# Men's Hair Loss > Non Surgical Hair Replacement >  thin sides and back

## jlowe

hey there people new to the site been loosing my hair since was 25 now 33 and the last year its just gone so thin all over so I shave it completely , I think I could probly just get away with a topper but the sides are going fast , don't think I will go full cap route all the ones ive seen were not great , anyway if I was to let a little growth come through could I pull a style of like this

----------


## lvlace

These styles can be accomplished with either a lace or skin hair piece. Keep in mind that a severe undercut requires exact attachment. You will have to practice attachment in the beginning, or, have a 3rd party perform the attachment. Do it yourself always the best way to go. Don't become dependent on a high priced salon.

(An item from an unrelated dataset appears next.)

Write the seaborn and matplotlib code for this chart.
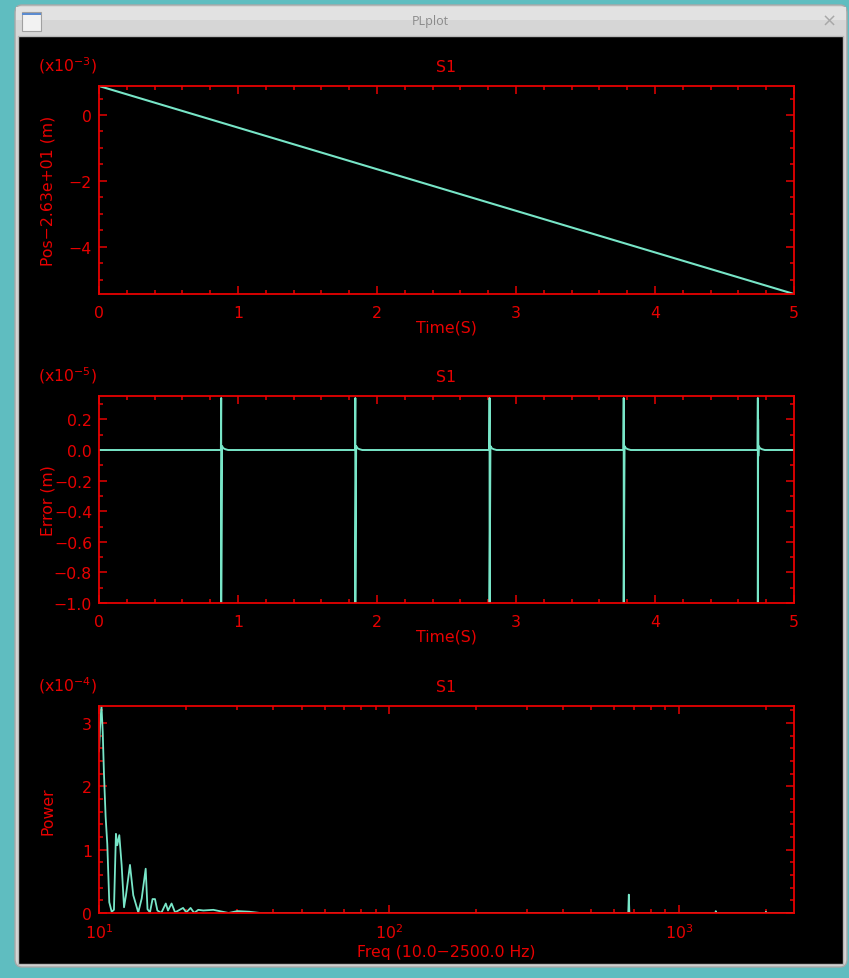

https://www.tapatalk.com/groups/nort...tos-t4393.html

https://www.tapatalk.com/groups/nort...uts-t5242.html

----------


## jlowe

thanks ivlace for the reply man , so will thease styles be accomplished with basically a complete shaved head

----------


## lvlace

The 3 examples you posted show what appears to be shaved heads. If you have a shaved head and then attach a hair piece your look will be the same......on the sides and back. How you style the top is up to you. In the links I posted you saw examples of undercuts with either no hair sides/back or some hair. It is your choice to decide what style you prefer.

Keep this in mind.....I suspect you are new to hair pieces. Starting with a shaved undercut and a fully exposed hairline is not the easiest way to go for a beginner. You may want to start with some hair on the sides/back and a forward comb at the front hairline (like your 3rd example). Once you are comfortable with the detach/re-attach process then move to the shaved look and perhaps fully exposed front hairline.

----------